### SUPPLIED INFORMATION
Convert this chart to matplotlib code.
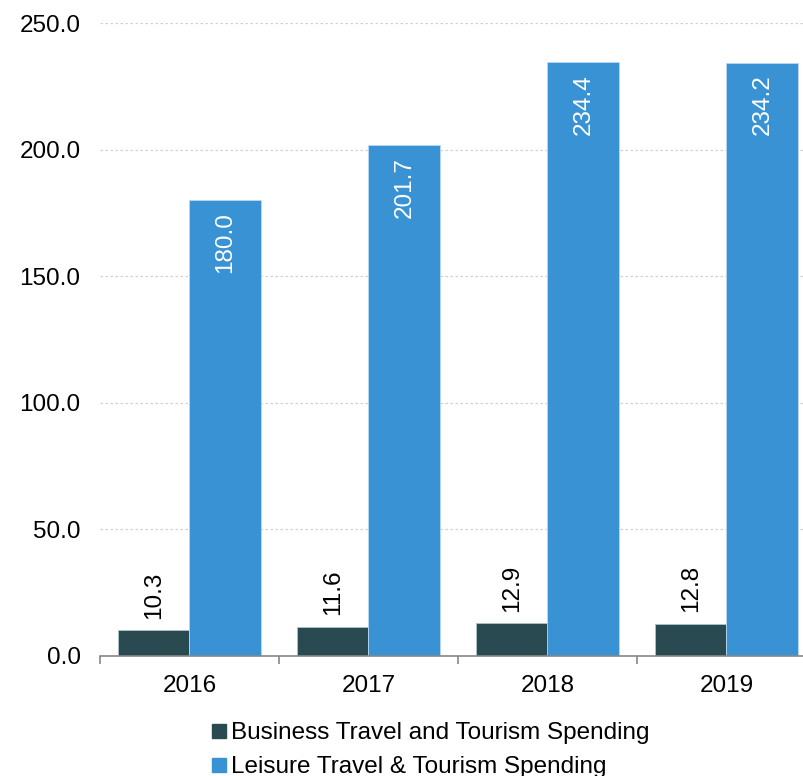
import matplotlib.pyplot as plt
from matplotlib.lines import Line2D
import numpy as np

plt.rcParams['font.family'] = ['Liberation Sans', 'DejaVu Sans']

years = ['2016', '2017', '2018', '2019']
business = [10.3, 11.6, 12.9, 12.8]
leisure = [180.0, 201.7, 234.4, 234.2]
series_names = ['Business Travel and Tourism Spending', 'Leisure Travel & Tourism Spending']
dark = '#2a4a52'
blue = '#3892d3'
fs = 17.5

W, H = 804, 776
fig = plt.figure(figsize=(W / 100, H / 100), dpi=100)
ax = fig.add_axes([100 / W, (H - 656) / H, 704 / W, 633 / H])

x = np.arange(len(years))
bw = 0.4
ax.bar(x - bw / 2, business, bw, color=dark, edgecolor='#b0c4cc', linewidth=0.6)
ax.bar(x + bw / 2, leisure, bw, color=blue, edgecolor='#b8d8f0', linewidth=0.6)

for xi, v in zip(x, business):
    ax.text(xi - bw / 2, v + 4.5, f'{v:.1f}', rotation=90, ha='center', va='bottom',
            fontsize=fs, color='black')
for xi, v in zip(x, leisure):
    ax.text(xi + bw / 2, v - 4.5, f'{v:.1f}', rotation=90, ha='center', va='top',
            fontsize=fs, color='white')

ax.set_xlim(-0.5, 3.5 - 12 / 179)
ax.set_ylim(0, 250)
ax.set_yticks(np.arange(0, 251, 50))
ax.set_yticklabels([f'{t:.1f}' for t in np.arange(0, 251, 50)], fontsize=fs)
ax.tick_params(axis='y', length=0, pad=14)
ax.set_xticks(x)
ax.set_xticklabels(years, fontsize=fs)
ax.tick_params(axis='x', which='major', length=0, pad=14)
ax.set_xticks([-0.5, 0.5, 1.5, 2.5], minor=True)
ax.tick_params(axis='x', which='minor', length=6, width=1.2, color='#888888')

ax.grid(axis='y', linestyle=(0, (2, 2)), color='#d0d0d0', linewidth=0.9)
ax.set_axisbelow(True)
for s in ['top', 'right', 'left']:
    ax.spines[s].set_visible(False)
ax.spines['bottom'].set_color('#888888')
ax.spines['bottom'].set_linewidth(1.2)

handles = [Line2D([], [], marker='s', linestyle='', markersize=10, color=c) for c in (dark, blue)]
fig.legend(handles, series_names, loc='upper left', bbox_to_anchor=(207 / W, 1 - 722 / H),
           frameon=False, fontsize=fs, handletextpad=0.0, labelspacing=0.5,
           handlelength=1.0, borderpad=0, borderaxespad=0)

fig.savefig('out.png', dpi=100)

### STATED EXERCISE
Pick out all the lines with the word "matplotlib" in them and copy them.

### EXERCISE ANSWER
Convert this chart to matplotlib code.
import matplotlib.pyplot as plt
from matplotlib.lines import Line2D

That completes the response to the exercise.